The FCC today released an order refining, but largely reaffirming, its earlier decision to allow unlicensed devices to operate in the TV band as long as they do not cause interference to existing users such as TV stations and wireless microphone operators. While many refer to this spectrum as “white spaces” on the theory that it is vacant spectrum located between existing television signals, veterans of the digital television transition question whether white spaces more appropriately fall into the same category of mythical creatures as unicorns.
The digital transition’s compression of television stations that previously occupied Channels 2-69 nationwide into Channels 2-51 took a miraculous feat of engineering (and the displacement of a lot of LPTV stations). Many stations had to be wedged into the shrunken TV band with a shoehorn, which, at least in urban areas, left very little free spectrum. While the phrase “white spaces” evokes a mental image of vast open prairies, the densely populated areas that are the target markets for manufacturers of unlicensed equipment are already spectrum congested, and are more likely to offer “white spots” or “white specks” than white spaces. The benefit of the Commission’s order will likely be greater in rural areas, where spectrum congestion is not an issue even after the digital transition.

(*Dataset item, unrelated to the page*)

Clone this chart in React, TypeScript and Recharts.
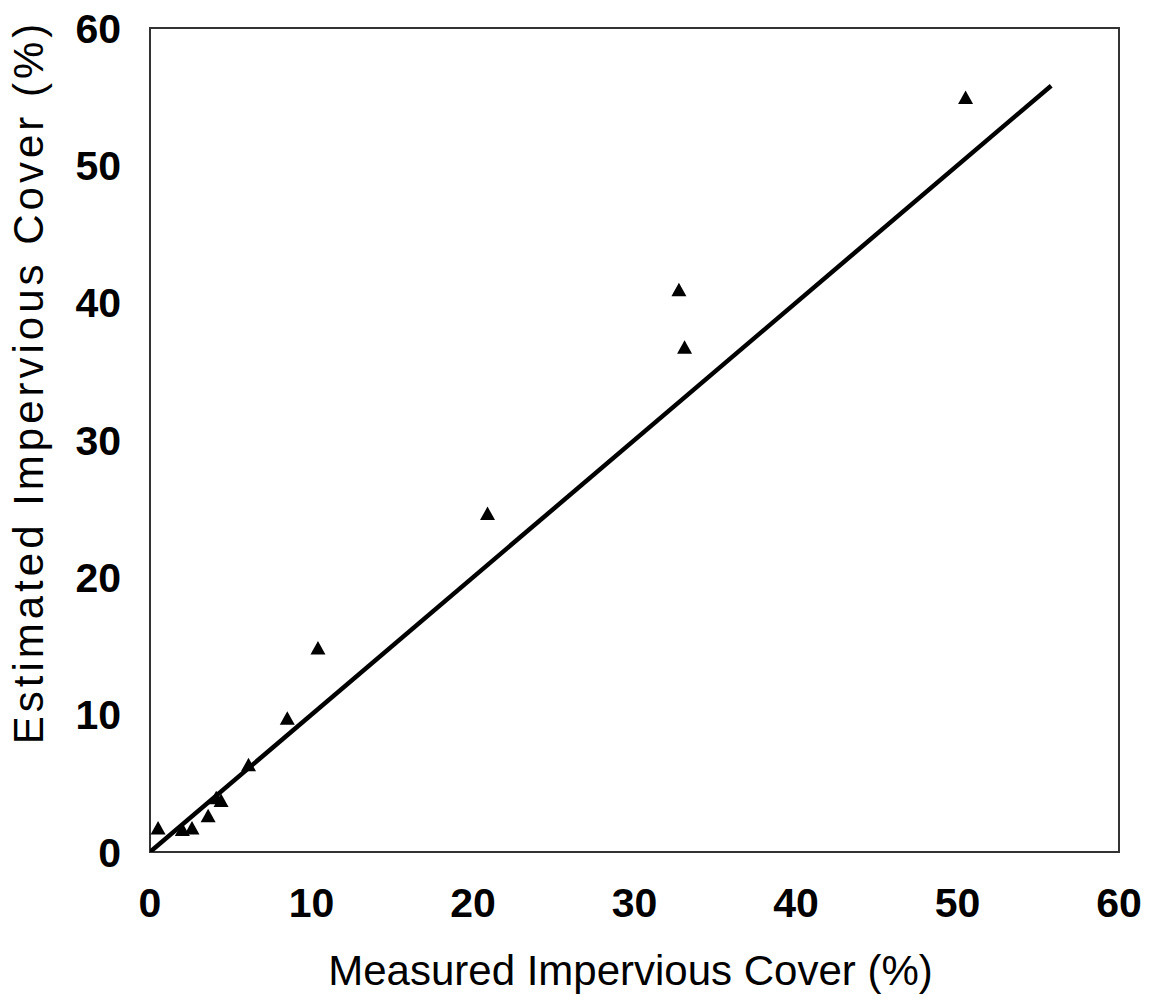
import React from "react";
import { ScatterChart, Scatter, XAxis, YAxis, ReferenceArea, Label } from "recharts";

const measured = [0.5, 2.0, 2.6, 3.6, 4.1, 4.4, 6.1, 8.5, 10.4, 20.9, 32.75, 33.1, 50.5];
const estimated = [1.6, 1.5, 1.6, 2.5, 3.8, 3.6, 6.2, 9.6, 14.7, 24.5, 40.8, 36.6, 54.8];
const fitX = [0, 55.8];
const fitY = [0, 55.8];
const ticks = [0, 10, 20, 30, 40, 50, 60];
const xTitle = "Measured Impervious Cover (%)";
const yTitle = "Estimated Impervious Cover (%)";

const points = measured.map((x, i) => ({ x, y: estimated[i] }));
const fitLine = fitX.map((x, i) => ({ x, y: fitY[i] }));

const FONT = "'Liberation Sans', Arial, sans-serif";

const Triangle = (props: any) => {
  const { cx, cy } = props;
  const s = 15;
  const h = s * 0.9;
  return (
    <path
      d={`M${cx},${cy - (h * 2) / 3} L${cx + s / 2},${cy + h / 3} L${cx - s / 2},${cy + h / 3} Z`}
      fill="#000"
    />
  );
};

export default function App() {
  return (
    <div style={{ position: "absolute", left: 0, top: 0, background: "#fff" }}>
      <ScatterChart
        width={1151}
        height={995}
        margin={{ top: 28, right: 32, bottom: 10, left: 10 }}
      >
        <XAxis
          type="number"
          dataKey="x"
          domain={[0, 60]}
          ticks={ticks}
          tickLine={false}
          tickSize={0}
          tickMargin={36}
          axisLine={{ stroke: "#333", strokeWidth: 2 }}
          height={133}
          tick={{ fill: "#000", fontSize: 41, fontWeight: "bold", fontFamily: FONT }}
          allowDataOverflow
        >
          <Label
            content={(p: any) => {
              const vb = p.viewBox;
              return (
                <text
                  x={vb.x + vb.width / 2 - 4}
                  y={985}
                  textAnchor="middle"
                  fontSize={42}
                  fontFamily={FONT}
                  fill="#000"
                >
                  {xTitle}
                </text>
              );
            }}
          />
        </XAxis>
        <YAxis
          type="number"
          dataKey="y"
          domain={[0, 60]}
          ticks={ticks}
          tickLine={false}
          tickSize={0}
          tickMargin={29}
          axisLine={{ stroke: "#333", strokeWidth: 2 }}
          width={140}
          tick={{ fill: "#000", fontSize: 41, fontWeight: "bold", fontFamily: FONT }}
          allowDataOverflow
        >
          <Label
            content={(p: any) => {
              const vb = p.viewBox;
              const cy = vb.y + vb.height / 2 - 58;
              return (
                <text
                  x={43}
                  y={cy}
                  transform={`rotate(-90, 43, ${cy})`}
                  textAnchor="middle"
                  fontSize={42}
                  fontFamily={FONT}
                  letterSpacing={4}
                  fill="#000"
                >
                  {yTitle}
                </text>
              );
            }}
          />
        </YAxis>
        <ReferenceArea
          x1={0}
          x2={60}
          y1={0}
          y2={60}
          fill="none"
          stroke="#333"
          strokeWidth={2}
          fillOpacity={0}
        />
        <Scatter
          data={fitLine}
          line={{ stroke: "#000", strokeWidth: 4.5 }}
          shape={() => null}
          isAnimationActive={false}
        />
        <Scatter data={points} shape={<Triangle />} isAnimationActive={false} />
      </ScatterChart>
    </div>
  );
}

As long as the FCC lives up to the Prime Directive of not causing interference to existing inhabitants of the TV band, the benefits of better utilization of spectrum are hard to dispute. Broadcasters understand as well as anyone the challenge of eking out every last ounce of potential from spectrum. However, broadcasters are understandably concerned with a significant change made by the FCC in today’s order — the elimination of the FCC’s requirement that white spaces devices be able to sense local signals and avoid causing interference to them. By eliminating that requirement, the FCC removed the “safety valve” it had installed in its original plan. Instead, the FCC is placing its faith entirely in the creation of one or more privately-created and run databases of existing spectrum users that unlicensed devices will consult before selecting a frequency on which to operate.

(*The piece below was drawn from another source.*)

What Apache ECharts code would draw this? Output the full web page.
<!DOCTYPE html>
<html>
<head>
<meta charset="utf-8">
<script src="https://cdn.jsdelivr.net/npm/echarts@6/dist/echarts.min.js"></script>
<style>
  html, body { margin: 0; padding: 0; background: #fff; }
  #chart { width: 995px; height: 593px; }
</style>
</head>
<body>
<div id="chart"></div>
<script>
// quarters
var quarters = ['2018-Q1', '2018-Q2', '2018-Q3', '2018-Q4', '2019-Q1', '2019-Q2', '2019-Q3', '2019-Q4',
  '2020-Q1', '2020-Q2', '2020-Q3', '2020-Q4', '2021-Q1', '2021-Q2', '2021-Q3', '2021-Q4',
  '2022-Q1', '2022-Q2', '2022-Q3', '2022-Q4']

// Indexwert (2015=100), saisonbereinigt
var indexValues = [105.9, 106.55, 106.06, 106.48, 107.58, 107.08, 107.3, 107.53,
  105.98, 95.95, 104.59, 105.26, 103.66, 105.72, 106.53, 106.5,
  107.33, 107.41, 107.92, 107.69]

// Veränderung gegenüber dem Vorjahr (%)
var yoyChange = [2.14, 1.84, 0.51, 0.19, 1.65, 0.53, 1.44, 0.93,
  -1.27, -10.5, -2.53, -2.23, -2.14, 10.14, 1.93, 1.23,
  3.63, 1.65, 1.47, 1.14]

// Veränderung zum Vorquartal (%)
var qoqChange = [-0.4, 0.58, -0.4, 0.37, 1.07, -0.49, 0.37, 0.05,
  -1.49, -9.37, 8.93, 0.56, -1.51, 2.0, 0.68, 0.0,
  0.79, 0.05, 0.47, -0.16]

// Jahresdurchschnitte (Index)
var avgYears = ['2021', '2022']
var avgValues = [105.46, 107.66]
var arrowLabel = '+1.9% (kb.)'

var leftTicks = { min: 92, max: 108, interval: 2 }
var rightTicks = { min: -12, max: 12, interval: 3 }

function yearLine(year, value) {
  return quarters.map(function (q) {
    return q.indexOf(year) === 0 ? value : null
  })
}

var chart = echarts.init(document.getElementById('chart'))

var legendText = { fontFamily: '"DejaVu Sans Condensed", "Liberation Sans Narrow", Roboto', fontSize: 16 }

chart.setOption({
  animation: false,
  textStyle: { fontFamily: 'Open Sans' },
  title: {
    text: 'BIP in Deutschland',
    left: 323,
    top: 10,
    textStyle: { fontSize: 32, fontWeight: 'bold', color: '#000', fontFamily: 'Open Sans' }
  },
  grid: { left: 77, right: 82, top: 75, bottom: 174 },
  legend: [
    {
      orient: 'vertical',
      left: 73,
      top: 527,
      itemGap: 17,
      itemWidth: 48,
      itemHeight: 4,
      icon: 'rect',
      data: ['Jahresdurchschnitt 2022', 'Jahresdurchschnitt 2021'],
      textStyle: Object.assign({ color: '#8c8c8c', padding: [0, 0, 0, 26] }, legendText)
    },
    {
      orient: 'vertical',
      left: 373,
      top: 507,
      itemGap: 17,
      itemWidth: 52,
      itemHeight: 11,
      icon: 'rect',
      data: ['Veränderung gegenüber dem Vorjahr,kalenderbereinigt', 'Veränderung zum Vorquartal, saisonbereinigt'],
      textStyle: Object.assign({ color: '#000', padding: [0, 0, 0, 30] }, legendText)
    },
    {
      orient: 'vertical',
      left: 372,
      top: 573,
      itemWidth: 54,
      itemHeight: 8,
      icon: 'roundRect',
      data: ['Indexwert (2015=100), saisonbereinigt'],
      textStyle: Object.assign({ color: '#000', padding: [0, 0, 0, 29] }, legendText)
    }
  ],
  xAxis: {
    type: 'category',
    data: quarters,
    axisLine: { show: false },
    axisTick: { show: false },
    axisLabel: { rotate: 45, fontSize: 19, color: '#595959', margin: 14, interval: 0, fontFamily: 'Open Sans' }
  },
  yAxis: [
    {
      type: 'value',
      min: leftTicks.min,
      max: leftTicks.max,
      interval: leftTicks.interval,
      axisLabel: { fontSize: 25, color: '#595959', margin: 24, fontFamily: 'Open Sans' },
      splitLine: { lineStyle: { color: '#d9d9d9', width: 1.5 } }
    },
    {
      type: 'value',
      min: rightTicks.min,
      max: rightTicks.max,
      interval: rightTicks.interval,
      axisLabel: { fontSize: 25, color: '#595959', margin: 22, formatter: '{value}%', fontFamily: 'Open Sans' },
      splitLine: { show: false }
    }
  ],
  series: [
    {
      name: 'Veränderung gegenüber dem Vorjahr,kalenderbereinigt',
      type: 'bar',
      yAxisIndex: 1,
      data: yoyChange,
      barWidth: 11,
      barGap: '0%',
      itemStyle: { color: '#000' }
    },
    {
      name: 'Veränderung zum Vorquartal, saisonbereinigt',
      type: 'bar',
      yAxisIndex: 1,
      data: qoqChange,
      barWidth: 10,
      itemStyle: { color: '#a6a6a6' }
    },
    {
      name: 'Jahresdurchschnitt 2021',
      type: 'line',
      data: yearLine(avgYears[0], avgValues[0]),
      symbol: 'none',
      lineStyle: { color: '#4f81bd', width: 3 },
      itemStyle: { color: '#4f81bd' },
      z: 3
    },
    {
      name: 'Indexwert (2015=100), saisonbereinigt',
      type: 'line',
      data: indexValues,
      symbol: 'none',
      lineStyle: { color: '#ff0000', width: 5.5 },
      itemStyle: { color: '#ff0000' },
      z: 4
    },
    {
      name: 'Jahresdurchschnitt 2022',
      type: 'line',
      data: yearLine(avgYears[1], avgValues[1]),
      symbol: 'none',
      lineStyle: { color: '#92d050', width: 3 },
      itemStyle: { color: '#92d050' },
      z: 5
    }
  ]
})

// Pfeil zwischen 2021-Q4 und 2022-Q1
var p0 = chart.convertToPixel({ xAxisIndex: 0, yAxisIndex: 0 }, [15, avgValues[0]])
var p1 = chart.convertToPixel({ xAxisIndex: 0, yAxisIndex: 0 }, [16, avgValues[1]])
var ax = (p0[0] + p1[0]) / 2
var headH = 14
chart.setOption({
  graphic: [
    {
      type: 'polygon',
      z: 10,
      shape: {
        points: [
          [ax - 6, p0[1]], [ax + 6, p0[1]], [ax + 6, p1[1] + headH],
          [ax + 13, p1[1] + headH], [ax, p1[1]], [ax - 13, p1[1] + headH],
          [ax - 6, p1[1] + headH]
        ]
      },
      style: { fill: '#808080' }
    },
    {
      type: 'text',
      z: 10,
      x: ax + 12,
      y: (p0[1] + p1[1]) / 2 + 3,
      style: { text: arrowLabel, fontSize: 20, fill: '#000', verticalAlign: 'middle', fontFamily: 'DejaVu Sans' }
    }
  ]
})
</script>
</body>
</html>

Many in the broadcast industry have been strong proponents of requiring unlicensed devices to have “sensing” capability rather than relying solely on a national database of existing signals. “System redundancy” is an important feature in designing reliable communications systems, and removing that redundancy inevitably makes for a less reliable system. As the FCC has noted, eliminating the “sensing” requirement will reduce the cost of unlicensed devices, but as we discovered in the recent Gulf oil spill, short term decisions to reduce costs by reducing safety margins can have far greater and more expensive long term consequences.
While lacking any backup protection, a spectrum database could be a workable solution if properly implemented. However, the challenges of implementation are immense. Ensuring the accuracy of the database itself will be a challenge given constantly changing spectrum use by new and existing operators. Also, signals propagate differently depending on frequency, what part of the country you are in, local terrain, and various other factors, making the database either incredibly complex, or inadequate to address real world circumstances.

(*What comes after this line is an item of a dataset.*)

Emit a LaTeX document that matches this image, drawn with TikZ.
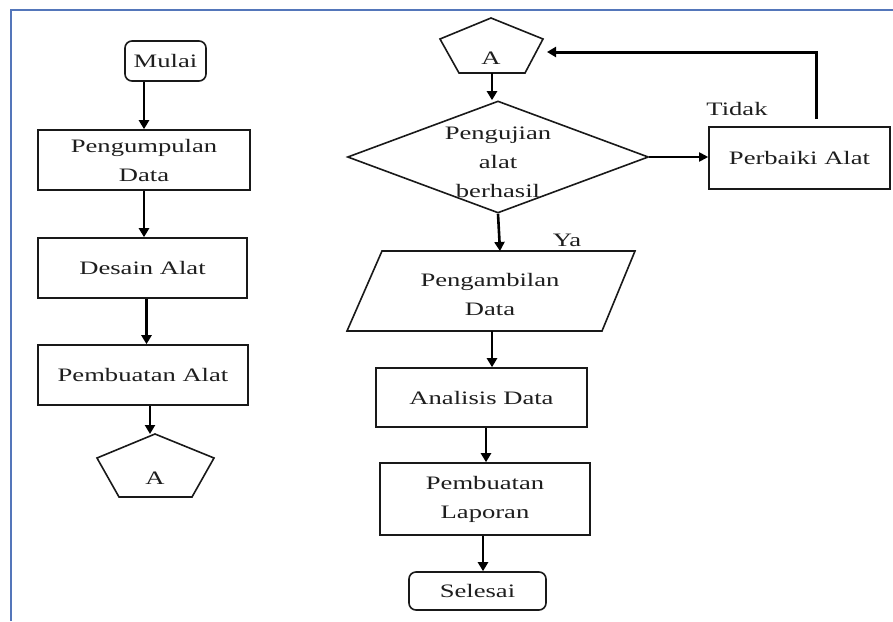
\documentclass[tikz,border=0pt]{standalone}
\usepackage{fontspec}
\setmainfont{Liberation Serif}
\usetikzlibrary{shapes.geometric,arrows.meta}
\newcommand{\wt}[1]{\scalebox{1.4}[1]{#1}}
\definecolor{framecol}{RGB}{84,118,186}
\definecolor{ink}{RGB}{25,25,25}
\definecolor{txt}{RGB}{30,30,30}
\begin{document}
\begin{tikzpicture}[x=1pt,y=-1pt,
  box/.style={draw=ink, line width=1.6pt, rectangle, inner sep=0pt, text=txt,
              font=\fontsize{19}{29}\selectfont, align=center},
  term/.style={box, rounded corners=7pt},
  lbl/.style={text=txt, font=\fontsize{19}{29}\selectfont, inner sep=0pt, align=center},
  shp/.style={draw=ink, line width=1.6pt, line join=miter},
  arr/.style={draw=black, line width=2.6pt, -{Triangle[length=9pt,width=10pt]}},
  thinarr/.style={draw=black, line width=1.8pt, -{Triangle[length=9pt,width=9pt]}},
]
\useasboundingbox (0,0) rectangle (893,621);
\fill[white] (0,0) rectangle (893,621);
% frame
\draw[framecol, line width=1.5pt] (11,621) -- (11,10) -- (893,10);

% left column
\node[term, minimum width=81pt, minimum height=40pt] (mulai) at (165.5,61) {\wt{Mulai}};
\node[box, minimum width=212pt, minimum height=60pt] (peng) at (144,160) {\wt{Pengumpulan}\\\wt{Data}};
\node[box, minimum width=209pt, minimum height=60pt] (desain) at (142.5,268) {\wt{Desain Alat}};
\node[box, minimum width=210pt, minimum height=60pt] (pemb) at (143,375) {\wt{Pembuatan Alat}};
% left pentagon A
\coordinate (paT) at (155,434);
\draw[shp] (paT) -- (214,458) -- (192,497) -- (119,497) -- (97,458) -- cycle;
\node[lbl] (pa) at (155,478) {\wt{A}};

\draw[arr] (peng.north |- mulai.south) -- (peng.north);
\draw[arr] (peng.south) -- (peng.south |- desain.north);
\draw[arr] ([xshift=4pt]desain.south) -- ([xshift=4pt]desain.south |- pemb.north);
\draw[arr] ([xshift=7pt]pemb.south) -- ([xshift=7pt]pemb.south |- paT);

% right column
\coordinate (pbB) at (492,73);
\coordinate (pbR) at (547,52);
\draw[shp] (491,18) -- (543,39) -- (525,73) -- (459,73) -- (440,39) -- cycle;
\node[lbl] (pb) at (491,58) {\wt{A}};

\node[diamond, draw=ink, line width=1.6pt, minimum width=301pt, minimum height=112pt, inner sep=0pt] (dia) at (498,157) {};
\node[lbl] (diat) at (498,162) {\wt{Pengujian}\\\wt{alat}\\\wt{berhasil}};

\coordinate (parT) at (500,251);
\coordinate (parB) at (492,331);
\draw[shp] (382,251) -- (635,251) -- (602,331) -- (347,331) -- cycle;
\node[lbl] (part) at (490,294.5) {\wt{Pengambilan}\\\wt{Data}};

\node[box, minimum width=211pt, minimum height=59pt] (ana) at (481.5,397.5) {\raisebox{-4pt}{\wt{Analisis Data}}};
\node[box, minimum width=210pt, minimum height=72pt] (lap) at (485,499) {\wt{Pembuatan}\\\wt{Laporan}};
\node[term, minimum width=137pt, minimum height=38pt] (sel) at (477.5,591) {\wt{Selesai}};

\node[box, minimum width=181pt, minimum height=62pt] (perb) at (799.5,158) {\wt{Perbaiki Alat}};

\draw[arr] (pbB) -- (pbB |- dia.north);
\draw[arr] (dia.south) -- (parT);
\draw[arr] (parB) -- (parB |- ana.north);
\draw[arr] ([xshift=4.5pt]ana.south) -- ([xshift=4.5pt]ana.south |- lap.north);
\draw[arr] ([xshift=-2pt]lap.south) -- ([xshift=-2pt]lap.south |- sel.north);
\draw[thinarr] (dia.east) -- (perb.west |- dia.east);
\coordinate (loopS) at (816,119);
\draw[arr, line width=3pt] (loopS) |- (pbR);

\node[lbl] (tidak) at (737,109) {\wt{Tidak}};
\node[lbl] (ya) at (567,240) {\wt{Ya}};
\end{tikzpicture}
\end{document}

Viewers of TV stations in Fresno, whose real world signals extend far beyond their predicted contours because of terrain effect, will suddenly be subject to interference from unlicensed devices. In addition, you have to think that users of those unlicensed devices aren’t going to be too happy when their wireless network won’t function because (unknown to them) it is receiving interference from a TV signal that the database swears isn’t there.
Because of these and many other issues, the FCC needs to keep an open mind as it implements its proposed use of white spaces. A well-performing database that keeps licensed and unlicensed operators adequately separated is in everyone’s interest. If some of the FCC’s initial conclusions need to be rethought in order to accomplish that, those discussions will be healthy ones.
Equally important is ensuring that equipment manufacturers fastidiously comply with the FCC’s interference protocols. Broadcasters are rightly concerned that non-compliant or just poorly designed and manufactured unlicensed devices can cause immense damage, and the FCC lacks the tools to put the genie back in the bottle should that occur. Fining such manufacturers after the fact won’t help much if millions of interference-inducing devices are already out there interfering with the public’s ability to watch TV, listen to a sermon, or attend a Broadway show. As the FCC proceeds down this path, getting it right is going to be far more difficult than just getting it done.